» Task objective
All of the lines below are to be printed again exactly; images are excluded from the output.

» Dataset extract
--*--
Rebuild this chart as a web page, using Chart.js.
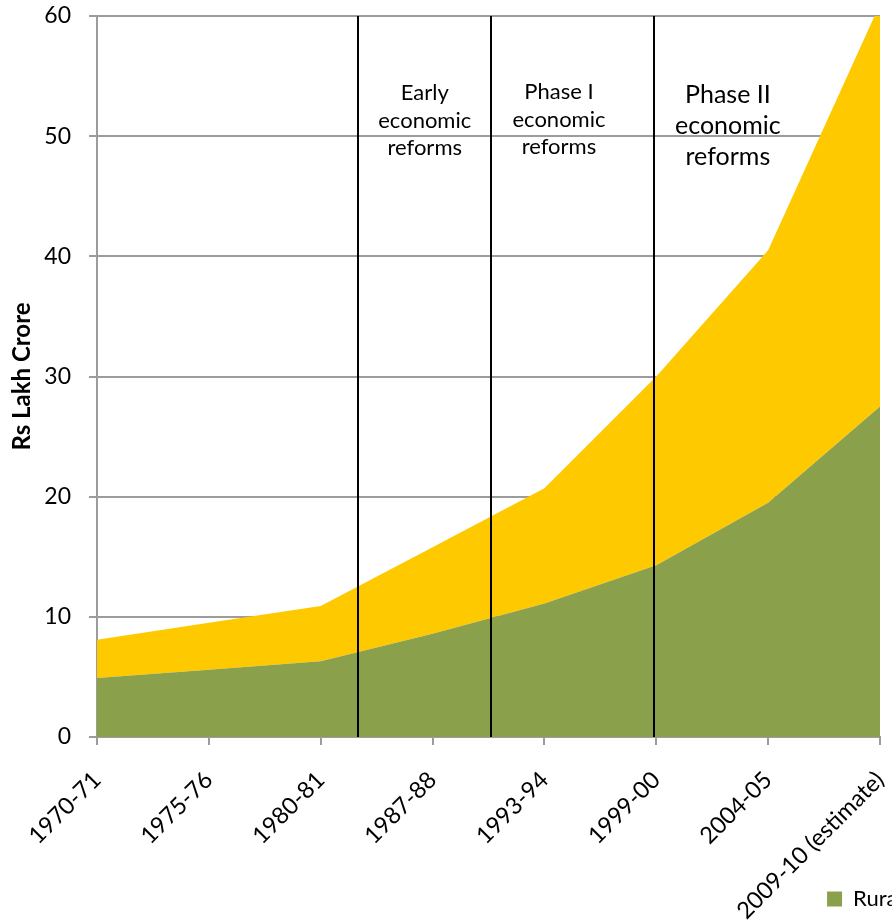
<!DOCTYPE html>
<html>
<head>
<meta charset="utf-8">
<script src="https://cdn.jsdelivr.net/npm/chart.js@4.4.1/dist/chart.umd.min.js"></script>
<style>
  html, body { margin: 0; padding: 0; background: #fff; overflow: hidden; width: 892px; height: 920px; }
  #wrap { position: absolute; left: 0; top: 0; width: 996px; height: 920px; }
</style>
</head>
<body>
<div id="wrap"><canvas id="c" width="996" height="920"></canvas></div>
<script>
// Periods on the horizontal axis
const categories = ['1970-71', '1975-76', '1980-81', '1987-88', '1993-94', '1999-00', '2004-05', '2009-10 (estimate)'];

// Consumption, Rs lakh crore (stacked: rural at the bottom, urban on top)
const rural = [4.9, 5.6, 6.3, 8.6, 11.1, 14.3, 19.5, 27.5];
const urban = [3.2, 3.9, 4.6, 7.2, 9.6, 15.7, 21.0, 33.5];

// Value axis
const yMin = 0;
const yMax = 60;
const yStep = 10;

// Reform period boundaries, in category-index units along the x axis
const reformBoundaries = [2.33, 3.52, 4.98];

// Period captions: position along the x axis (category-index units) and text lines
const reformPhases = [
  { at: 2.93, lines: ['Early', 'economic', 'reforms'], size: 22, baseline: 84, gap: 27.5 },
  { at: 4.13, lines: ['Phase I', 'economic', 'reforms'], size: 22, baseline: 83, gap: 27.5 },
  { at: 5.64, lines: ['Phase II', 'economic', 'reforms'], size: 25, baseline: 87, gap: 31 }
];

const GREEN = '#8AA04B';
const YELLOW = '#FFC900';
const GRID = '#9C9C9C';
const FONT = 'Lato';
const CANVAS_W = 996;
const PLOT_RIGHT = 880;

const reformPlugin = {
  id: 'reforms',
  afterDatasetsDraw(chart) {
    const { ctx, chartArea: a, scales: { x } } = chart;
    ctx.save();
    ctx.strokeStyle = '#000';
    ctx.lineWidth = 2;
    reformBoundaries.forEach(v => {
      const px = Math.round(x.getPixelForValue(v));
      ctx.beginPath();
      ctx.moveTo(px, a.top);
      ctx.lineTo(px, a.bottom);
      ctx.stroke();
    });
    ctx.fillStyle = '#000';
    ctx.textAlign = 'center';
    ctx.textBaseline = 'alphabetic';
    reformPhases.forEach(p => {
      ctx.font = `${p.size}px ${FONT}`;
      const px = x.getPixelForValue(p.at);
      p.lines.forEach((t, i) => ctx.fillText(t, px, a.top + p.baseline + i * p.gap));
    });
    ctx.restore();
  }
};

new Chart(document.getElementById('c'), {
  type: 'line',
  data: {
    labels: categories,
    datasets: [
      { label: 'Rural', data: rural, backgroundColor: GREEN, borderWidth: 0, fill: 'origin', pointRadius: 0, tension: 0 },
      { label: 'Urban', data: urban, backgroundColor: YELLOW, borderWidth: 0, fill: '-1', pointRadius: 0, tension: 0 }
    ]
  },
  options: {
    responsive: false,
    animation: false,
    devicePixelRatio: 1,
    layout: { padding: { top: 16, left: 0, right: 0, bottom: 0 } },
    plugins: {
      legend: {
        position: 'bottom',
        align: 'end',
        labels: { boxWidth: 15, boxHeight: 15, padding: 4, color: '#000', font: { family: FONT, size: 22, lineHeight: 1 } }
      },
      tooltip: { enabled: false }
    },
    scales: {
      x: {
        offset: false,
        grid: { drawOnChartArea: false, drawTicks: true, tickLength: 8, color: GRID, lineWidth: 2 },
        border: { color: GRID, width: 2 },
        ticks: { minRotation: 45, maxRotation: 45, autoSkip: false, padding: 21, color: '#000', font: { family: FONT, size: 23.5 } },
        afterFit(s) { s.height = 147; },
        // long rotated labels may run down past the axis box, into the legend band
        afterUpdate(s) { s._computeLabelArea = () => null; }
      },
      y: {
        stacked: true,
        min: yMin,
        max: yMax,
        ticks: { stepSize: yStep, padding: 18, color: '#000', font: { family: FONT, size: 23 } },
        grid: { color: GRID, lineWidth: 2, tickLength: 8 },
        border: { color: GRID, width: 2 },
        title: { display: true, text: 'Rs Lakh Crore', color: '#000', font: { family: FONT, size: 24, weight: 'bold' }, padding: { top: 8, bottom: 0 } },
        afterFit(s) { s.width = 97; s.paddingTop = 0; s.paddingBottom = 0; }
      },
      pad: {
        type: 'linear',
        position: 'right',
        display: true,
        grid: { display: false },
        border: { display: false },
        ticks: { display: false },
        afterFit(s) { s.width = CANVAS_W - PLOT_RIGHT; }
      }
    }
  },
  plugins: [reformPlugin]
});
</script>
</body>
</html>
--*--
» Result of this exercise
Rebuild this chart as a web page, using Chart.js.
<!DOCTYPE html>
<html>
<head>
<meta charset="utf-8">
<script src="https://cdn.jsdelivr.net/npm/chart.js@4.4.1/dist/chart.umd.min.js"></script>
<style>
  html, body { margin: 0; padding: 0; background: #fff; overflow: hidden; width: 892px; height: 920px; }
  #wrap { position: absolute; left: 0; top: 0; width: 996px; height: 920px; }
</style>
</head>
<body>
<div id="wrap"><canvas id="c" width="996" height="920"></canvas></div>
<script>
// Periods on the horizontal axis
const categories = ['1970-71', '1975-76', '1980-81', '1987-88', '1993-94', '1999-00', '2004-05', '2009-10 (estimate)'];

// Consumption, Rs lakh crore (stacked: rural at the bottom, urban on top)
const rural = [4.9, 5.6, 6.3, 8.6, 11.1, 14.3, 19.5, 27.5];
const urban = [3.2, 3.9, 4.6, 7.2, 9.6, 15.7, 21.0, 33.5];

// Value axis
const yMin = 0;
const yMax = 60;
const yStep = 10;

// Reform period boundaries, in category-index units along the x axis
const reformBoundaries = [2.33, 3.52, 4.98];

// Period captions: position along the x axis (category-index units) and text lines
const reformPhases = [
  { at: 2.93, lines: ['Early', 'economic', 'reforms'], size: 22, baseline: 84, gap: 27.5 },
  { at: 4.13, lines: ['Phase I', 'economic', 'reforms'], size: 22, baseline: 83, gap: 27.5 },
  { at: 5.64, lines: ['Phase II', 'economic', 'reforms'], size: 25, baseline: 87, gap: 31 }
];

const GREEN = '#8AA04B';
const YELLOW = '#FFC900';
const GRID = '#9C9C9C';
const FONT = 'Lato';
const CANVAS_W = 996;
const PLOT_RIGHT = 880;

const reformPlugin = {
  id: 'reforms',
  afterDatasetsDraw(chart) {
    const { ctx, chartArea: a, scales: { x } } = chart;
    ctx.save();
    ctx.strokeStyle = '#000';
    ctx.lineWidth = 2;
    reformBoundaries.forEach(v => {
      const px = Math.round(x.getPixelForValue(v));
      ctx.beginPath();
      ctx.moveTo(px, a.top);
      ctx.lineTo(px, a.bottom);
      ctx.stroke();
    });
    ctx.fillStyle = '#000';
    ctx.textAlign = 'center';
    ctx.textBaseline = 'alphabetic';
    reformPhases.forEach(p => {
      ctx.font = `${p.size}px ${FONT}`;
      const px = x.getPixelForValue(p.at);
      p.lines.forEach((t, i) => ctx.fillText(t, px, a.top + p.baseline + i * p.gap));
    });
    ctx.restore();
  }
};

new Chart(document.getElementById('c'), {
  type: 'line',
  data: {
    labels: categories,
    datasets: [
      { label: 'Rural', data: rural, backgroundColor: GREEN, borderWidth: 0, fill: 'origin', pointRadius: 0, tension: 0 },
      { label: 'Urban', data: urban, backgroundColor: YELLOW, borderWidth: 0, fill: '-1', pointRadius: 0, tension: 0 }
    ]
  },
  options: {
    responsive: false,
    animation: false,
    devicePixelRatio: 1,
    layout: { padding: { top: 16, left: 0, right: 0, bottom: 0 } },
    plugins: {
      legend: {
        position: 'bottom',
        align: 'end',
        labels: { boxWidth: 15, boxHeight: 15, padding: 4, color: '#000', font: { family: FONT, size: 22, lineHeight: 1 } }
      },
      tooltip: { enabled: false }
    },
    scales: {
      x: {
        offset: false,
        grid: { drawOnChartArea: false, drawTicks: true, tickLength: 8, color: GRID, lineWidth: 2 },
        border: { color: GRID, width: 2 },
        ticks: { minRotation: 45, maxRotation: 45, autoSkip: false, padding: 21, color: '#000', font: { family: FONT, size: 23.5 } },
        afterFit(s) { s.height = 147; },
        // long rotated labels may run down past the axis box, into the legend band
        afterUpdate(s) { s._computeLabelArea = () => null; }
      },
      y: {
        stacked: true,
        min: yMin,
        max: yMax,
        ticks: { stepSize: yStep, padding: 18, color: '#000', font: { family: FONT, size: 23 } },
        grid: { color: GRID, lineWidth: 2, tickLength: 8 },
        border: { color: GRID, width: 2 },
        title: { display: true, text: 'Rs Lakh Crore', color: '#000', font: { family: FONT, size: 24, weight: 'bold' }, padding: { top: 8, bottom: 0 } },
        afterFit(s) { s.width = 97; s.paddingTop = 0; s.paddingBottom = 0; }
      },
      pad: {
        type: 'linear',
        position: 'right',
        display: true,
        grid: { display: false },
        border: { display: false },
        ticks: { display: false },
        afterFit(s) { s.width = CANVAS_W - PLOT_RIGHT; }
      }
    }
  },
  plugins: [reformPlugin]
});
</script>
</body>
</html>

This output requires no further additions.